BBP Manavgat İlçe Başkanı Mehmet Çayır, şehit liderleri Muhsin Yazıcıoğlu ve 5 dava arkadaşının şehadetiyle ilgili davanın sonuna kadar takipçisi olacaklarını söyledi.

Şehit liderleri Muhsin Yazıcıoğlu ve 5 arkadaşının Kahramanmaraş Keşdağı'nda şehadete ulaşmasının ardından 6,5 yıl geçmesine karşı açılan davalarda bir arpa boyu yol alınamadığını belirten Çayır, en son şehit liderleri ve arkadaşlarının şehadetlerine ilişkin eski emniyet amiri Dursun Özmen hakkında 'Görevini kötüye kullanmak' suçuyla açılan davanın 5'ncisinin geçtiğimiz günlerinde genel başkanları Mustafa Destici, Gülefer Yazıcıoğlu ve Furkan Yazıcıoğlu'nun katılımıyla Kahramanmaraş Adliyesi'nde görüldüğünü hatırlattı.

25 Mart 2009'da şehit liderleri Yazıcıoğlu ile 5 yol arkadaşının hayatını kaybettiği 'Şehadet Süreciyle' ilgili olarak, dönemin Kayseri Valisi Mevlüt Bilici'ye Yazıcıoğlu'nun yaralı kurtulduğu bilgi notunu gönderen Kahramanmaraş Emniyet Müdürlüğü İstihbarat Şube Müdür Yardımcısı Dursun Özmen hakkında 'görevi kötüye kullanma' suçlamasıyla açılan davanın beşinci duruşmasının geçtiğimiz günlerde Kahramanmaraş Adliyesi'nde görüldüğünü vurgulayan Çayır, artık insanların ekseri çoğunluğunun olayın sıradan helikopter kazası değil, bir suikast olduğu düşüncesini net bir şekilde ifade ettiğinin altını çizdi.

6,5 yıldır dava ile ilgili bir arpa boyu yol alınamaması ve üstünün örtülmek istemesine BBP'lir olarak asla müsade etmeyeceklerini belirten Çayır, ülke siyasetinin çeyrek yüzyılına damga vurmuş bir liderin hayatını kaybettiği olayı aydınlığa kavuşturulmamasının ise utanç verici olduğunu kaydetti.

Daha yeni yemin eden 25. dönem milletvekillerinden olayın aydınlatılması yargının hiç bir baskı altında işlemesi için çalışma yapmalarının namus borçları olduğunu belirten Çayır, "Şehit liderimiz Muhsin Yazıcıoğlu da şehadete erdiğinde milletvekiliydi. Türkiye Büyük Millet Meclisi'nin en şerefli üyelerinden birisiydi. Onun hakkını, onun hukukunu korumak, onun şehadet sürecinin aydınlatılması için uğraşmak size de bir vebal değil midir?
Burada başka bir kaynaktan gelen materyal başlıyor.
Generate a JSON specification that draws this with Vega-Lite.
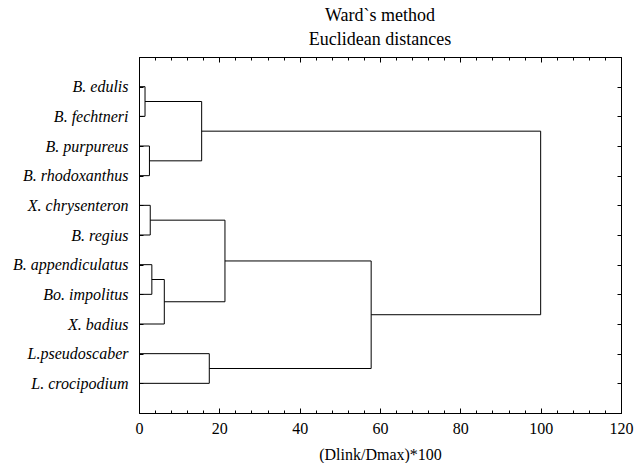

Yemin eden 25. dönem milletvekillerinin tamamı bu hadisenin aydınlatılması için gayret göstermelidirler. Sadece olayın olduğu sırada gruplar adına teklif vererek mecliste bir soruşturma komisyonunun açılmış olması, onları bu vebalden kurtarmaz. Yazıcıoğlu ve arkadaşlarımızın şehadet sürecini aydınlatmak sadece iktidarın yada hükümetin görevi değil, Türkiye Cumhuriyeti'nin ve onunu hukuk sisteminin de en başta gelen görevlerindendir ve namus borçlarından bir tanesidir." diye konuştu.